(The task): Give back, exactly as it appears, the run of lines opening with the one containing "Emit a LaTeX" and closing with the one containing "(d3t) at (697,453)". Nothing outside that run should appear.

──────── Data

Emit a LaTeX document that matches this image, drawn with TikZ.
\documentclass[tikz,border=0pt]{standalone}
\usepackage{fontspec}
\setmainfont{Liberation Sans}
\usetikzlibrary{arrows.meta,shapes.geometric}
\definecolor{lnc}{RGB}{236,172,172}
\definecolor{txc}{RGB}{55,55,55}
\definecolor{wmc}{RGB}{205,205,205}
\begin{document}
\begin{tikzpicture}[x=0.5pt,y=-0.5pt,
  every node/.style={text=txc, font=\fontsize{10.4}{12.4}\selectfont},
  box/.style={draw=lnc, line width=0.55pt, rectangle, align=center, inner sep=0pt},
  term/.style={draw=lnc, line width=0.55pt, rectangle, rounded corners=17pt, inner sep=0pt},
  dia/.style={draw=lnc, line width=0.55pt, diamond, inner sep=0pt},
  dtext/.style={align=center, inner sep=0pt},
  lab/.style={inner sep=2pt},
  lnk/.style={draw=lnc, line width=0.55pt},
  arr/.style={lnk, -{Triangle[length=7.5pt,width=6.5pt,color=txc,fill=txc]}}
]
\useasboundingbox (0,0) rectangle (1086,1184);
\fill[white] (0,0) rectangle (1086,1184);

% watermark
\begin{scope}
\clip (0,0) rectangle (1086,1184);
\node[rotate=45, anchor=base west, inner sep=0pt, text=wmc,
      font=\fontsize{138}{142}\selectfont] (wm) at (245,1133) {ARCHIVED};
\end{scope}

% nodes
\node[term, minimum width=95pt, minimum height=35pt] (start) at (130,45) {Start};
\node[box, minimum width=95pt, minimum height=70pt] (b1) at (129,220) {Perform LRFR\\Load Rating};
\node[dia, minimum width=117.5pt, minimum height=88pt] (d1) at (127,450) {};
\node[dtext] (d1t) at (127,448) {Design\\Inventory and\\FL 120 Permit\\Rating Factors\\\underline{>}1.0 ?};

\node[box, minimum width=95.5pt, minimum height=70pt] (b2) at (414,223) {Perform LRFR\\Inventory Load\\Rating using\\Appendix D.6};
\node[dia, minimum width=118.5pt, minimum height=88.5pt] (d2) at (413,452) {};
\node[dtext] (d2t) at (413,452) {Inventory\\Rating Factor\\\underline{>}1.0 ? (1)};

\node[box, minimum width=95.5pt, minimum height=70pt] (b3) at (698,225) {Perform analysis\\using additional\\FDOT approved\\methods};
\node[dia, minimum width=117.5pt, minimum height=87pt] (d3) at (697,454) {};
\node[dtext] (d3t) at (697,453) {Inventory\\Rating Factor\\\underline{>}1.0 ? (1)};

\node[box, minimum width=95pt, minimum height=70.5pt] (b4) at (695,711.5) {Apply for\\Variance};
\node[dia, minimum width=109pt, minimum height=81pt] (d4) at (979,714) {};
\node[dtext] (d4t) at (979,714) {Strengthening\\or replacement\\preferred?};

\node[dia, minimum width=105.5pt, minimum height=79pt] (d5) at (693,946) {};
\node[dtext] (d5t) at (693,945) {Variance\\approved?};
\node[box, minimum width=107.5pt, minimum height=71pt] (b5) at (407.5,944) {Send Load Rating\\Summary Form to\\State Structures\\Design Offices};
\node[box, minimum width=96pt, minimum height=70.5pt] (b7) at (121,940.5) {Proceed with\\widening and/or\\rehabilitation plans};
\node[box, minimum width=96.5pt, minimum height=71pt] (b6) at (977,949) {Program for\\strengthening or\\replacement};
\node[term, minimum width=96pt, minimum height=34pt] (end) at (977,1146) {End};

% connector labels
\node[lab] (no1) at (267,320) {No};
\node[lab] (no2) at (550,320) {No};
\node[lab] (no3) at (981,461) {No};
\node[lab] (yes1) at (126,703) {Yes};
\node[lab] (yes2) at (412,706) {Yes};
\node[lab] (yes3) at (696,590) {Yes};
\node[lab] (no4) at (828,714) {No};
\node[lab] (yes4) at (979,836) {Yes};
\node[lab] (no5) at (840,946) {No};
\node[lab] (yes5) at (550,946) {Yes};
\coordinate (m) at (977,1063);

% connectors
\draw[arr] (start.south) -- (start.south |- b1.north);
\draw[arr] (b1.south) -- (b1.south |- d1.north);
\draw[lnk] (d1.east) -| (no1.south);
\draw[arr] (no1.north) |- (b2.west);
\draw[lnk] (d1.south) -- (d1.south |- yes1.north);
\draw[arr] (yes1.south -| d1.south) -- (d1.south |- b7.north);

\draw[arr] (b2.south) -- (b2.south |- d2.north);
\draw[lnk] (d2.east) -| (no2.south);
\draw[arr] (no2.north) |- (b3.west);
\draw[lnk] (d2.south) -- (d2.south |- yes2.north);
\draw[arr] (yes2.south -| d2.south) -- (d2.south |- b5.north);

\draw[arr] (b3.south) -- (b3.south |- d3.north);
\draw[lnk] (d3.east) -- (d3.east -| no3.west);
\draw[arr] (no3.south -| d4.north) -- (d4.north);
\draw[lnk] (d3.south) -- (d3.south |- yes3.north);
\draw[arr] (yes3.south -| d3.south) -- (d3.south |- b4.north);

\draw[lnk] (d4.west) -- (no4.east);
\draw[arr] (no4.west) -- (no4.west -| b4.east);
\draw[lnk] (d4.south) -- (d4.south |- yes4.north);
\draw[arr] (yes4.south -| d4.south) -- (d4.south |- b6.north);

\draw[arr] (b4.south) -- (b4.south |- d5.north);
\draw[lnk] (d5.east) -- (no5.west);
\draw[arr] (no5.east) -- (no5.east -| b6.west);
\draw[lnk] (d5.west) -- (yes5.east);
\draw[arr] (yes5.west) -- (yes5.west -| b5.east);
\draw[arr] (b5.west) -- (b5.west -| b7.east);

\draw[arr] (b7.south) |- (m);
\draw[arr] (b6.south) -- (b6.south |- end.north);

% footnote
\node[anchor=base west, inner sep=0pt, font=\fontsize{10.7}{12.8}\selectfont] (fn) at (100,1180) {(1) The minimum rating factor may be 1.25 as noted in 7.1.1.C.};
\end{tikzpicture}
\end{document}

────────────────
──────── Data

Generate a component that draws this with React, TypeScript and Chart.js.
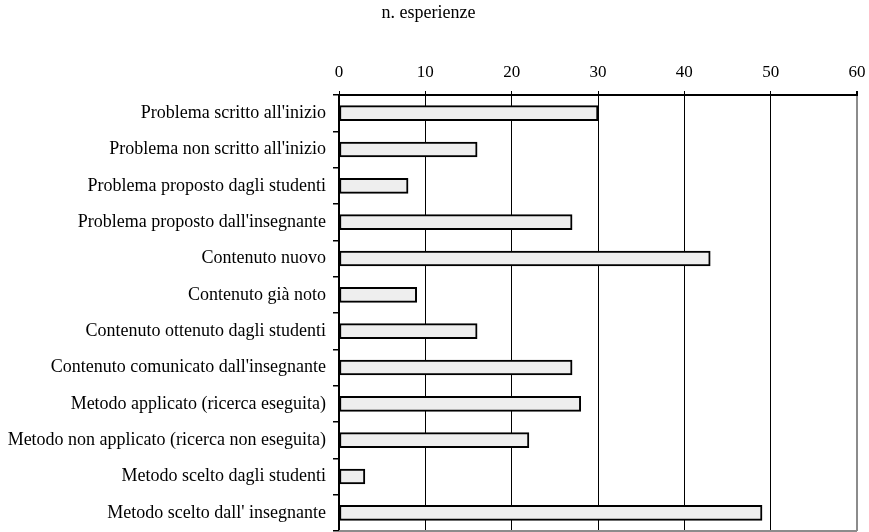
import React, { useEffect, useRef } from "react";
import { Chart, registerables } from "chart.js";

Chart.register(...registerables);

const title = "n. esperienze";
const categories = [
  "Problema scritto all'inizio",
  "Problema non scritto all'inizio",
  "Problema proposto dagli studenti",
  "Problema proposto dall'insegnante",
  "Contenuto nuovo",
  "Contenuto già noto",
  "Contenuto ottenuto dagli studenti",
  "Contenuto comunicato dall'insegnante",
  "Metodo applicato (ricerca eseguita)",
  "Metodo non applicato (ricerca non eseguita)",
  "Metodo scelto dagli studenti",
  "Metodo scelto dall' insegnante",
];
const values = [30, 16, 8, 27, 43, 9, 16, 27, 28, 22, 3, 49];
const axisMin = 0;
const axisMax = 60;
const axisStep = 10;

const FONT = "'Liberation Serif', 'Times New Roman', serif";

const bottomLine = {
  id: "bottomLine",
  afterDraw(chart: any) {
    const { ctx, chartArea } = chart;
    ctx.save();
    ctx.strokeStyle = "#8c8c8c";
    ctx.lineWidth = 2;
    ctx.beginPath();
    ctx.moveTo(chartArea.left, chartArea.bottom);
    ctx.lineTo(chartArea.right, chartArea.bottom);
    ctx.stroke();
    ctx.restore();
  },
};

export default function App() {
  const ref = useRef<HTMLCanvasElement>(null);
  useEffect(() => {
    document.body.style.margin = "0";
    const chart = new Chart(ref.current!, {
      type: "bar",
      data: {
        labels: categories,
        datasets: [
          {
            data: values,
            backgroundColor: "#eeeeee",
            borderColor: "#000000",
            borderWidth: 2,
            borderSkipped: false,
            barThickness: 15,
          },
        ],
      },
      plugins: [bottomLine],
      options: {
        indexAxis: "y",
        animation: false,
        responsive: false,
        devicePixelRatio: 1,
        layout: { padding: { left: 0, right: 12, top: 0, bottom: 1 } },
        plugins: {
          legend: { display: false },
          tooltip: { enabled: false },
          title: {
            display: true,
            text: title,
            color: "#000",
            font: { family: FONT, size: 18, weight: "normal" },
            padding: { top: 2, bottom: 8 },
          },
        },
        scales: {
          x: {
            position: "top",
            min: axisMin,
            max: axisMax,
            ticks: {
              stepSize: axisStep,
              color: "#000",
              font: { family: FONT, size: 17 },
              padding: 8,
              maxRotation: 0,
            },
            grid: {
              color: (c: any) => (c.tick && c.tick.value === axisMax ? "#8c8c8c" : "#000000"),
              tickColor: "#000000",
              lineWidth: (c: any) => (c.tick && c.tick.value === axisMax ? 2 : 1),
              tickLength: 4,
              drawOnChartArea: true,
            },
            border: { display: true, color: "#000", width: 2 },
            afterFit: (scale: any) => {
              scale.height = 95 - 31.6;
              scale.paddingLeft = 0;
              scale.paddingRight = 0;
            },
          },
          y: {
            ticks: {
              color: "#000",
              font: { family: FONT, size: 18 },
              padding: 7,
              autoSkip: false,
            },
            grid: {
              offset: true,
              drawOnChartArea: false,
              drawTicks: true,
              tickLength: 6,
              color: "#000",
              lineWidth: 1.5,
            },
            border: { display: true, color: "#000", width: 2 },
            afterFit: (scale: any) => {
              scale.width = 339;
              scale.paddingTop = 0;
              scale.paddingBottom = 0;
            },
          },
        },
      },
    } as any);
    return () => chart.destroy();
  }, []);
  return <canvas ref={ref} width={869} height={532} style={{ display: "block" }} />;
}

────────────────

(Task solution):
Emit a LaTeX document that matches this image, drawn with TikZ.
\documentclass[tikz,border=0pt]{standalone}
\usepackage{fontspec}
\setmainfont{Liberation Sans}
\usetikzlibrary{arrows.meta,shapes.geometric}
\definecolor{lnc}{RGB}{236,172,172}
\definecolor{txc}{RGB}{55,55,55}
\definecolor{wmc}{RGB}{205,205,205}
\begin{document}
\begin{tikzpicture}[x=0.5pt,y=-0.5pt,
  every node/.style={text=txc, font=\fontsize{10.4}{12.4}\selectfont},
  box/.style={draw=lnc, line width=0.55pt, rectangle, align=center, inner sep=0pt},
  term/.style={draw=lnc, line width=0.55pt, rectangle, rounded corners=17pt, inner sep=0pt},
  dia/.style={draw=lnc, line width=0.55pt, diamond, inner sep=0pt},
  dtext/.style={align=center, inner sep=0pt},
  lab/.style={inner sep=2pt},
  lnk/.style={draw=lnc, line width=0.55pt},
  arr/.style={lnk, -{Triangle[length=7.5pt,width=6.5pt,color=txc,fill=txc]}}
]
\useasboundingbox (0,0) rectangle (1086,1184);
\fill[white] (0,0) rectangle (1086,1184);

% watermark
\begin{scope}
\clip (0,0) rectangle (1086,1184);
\node[rotate=45, anchor=base west, inner sep=0pt, text=wmc,
      font=\fontsize{138}{142}\selectfont] (wm) at (245,1133) {ARCHIVED};
\end{scope}

% nodes
\node[term, minimum width=95pt, minimum height=35pt] (start) at (130,45) {Start};
\node[box, minimum width=95pt, minimum height=70pt] (b1) at (129,220) {Perform LRFR\\Load Rating};
\node[dia, minimum width=117.5pt, minimum height=88pt] (d1) at (127,450) {};
\node[dtext] (d1t) at (127,448) {Design\\Inventory and\\FL 120 Permit\\Rating Factors\\\underline{>}1.0 ?};

\node[box, minimum width=95.5pt, minimum height=70pt] (b2) at (414,223) {Perform LRFR\\Inventory Load\\Rating using\\Appendix D.6};
\node[dia, minimum width=118.5pt, minimum height=88.5pt] (d2) at (413,452) {};
\node[dtext] (d2t) at (413,452) {Inventory\\Rating Factor\\\underline{>}1.0 ? (1)};

\node[box, minimum width=95.5pt, minimum height=70pt] (b3) at (698,225) {Perform analysis\\using additional\\FDOT approved\\methods};
\node[dia, minimum width=117.5pt, minimum height=87pt] (d3) at (697,454) {};
\node[dtext] (d3t) at (697,453) {Inventory\\Rating Factor\\\underline{>}1.0 ? (1)};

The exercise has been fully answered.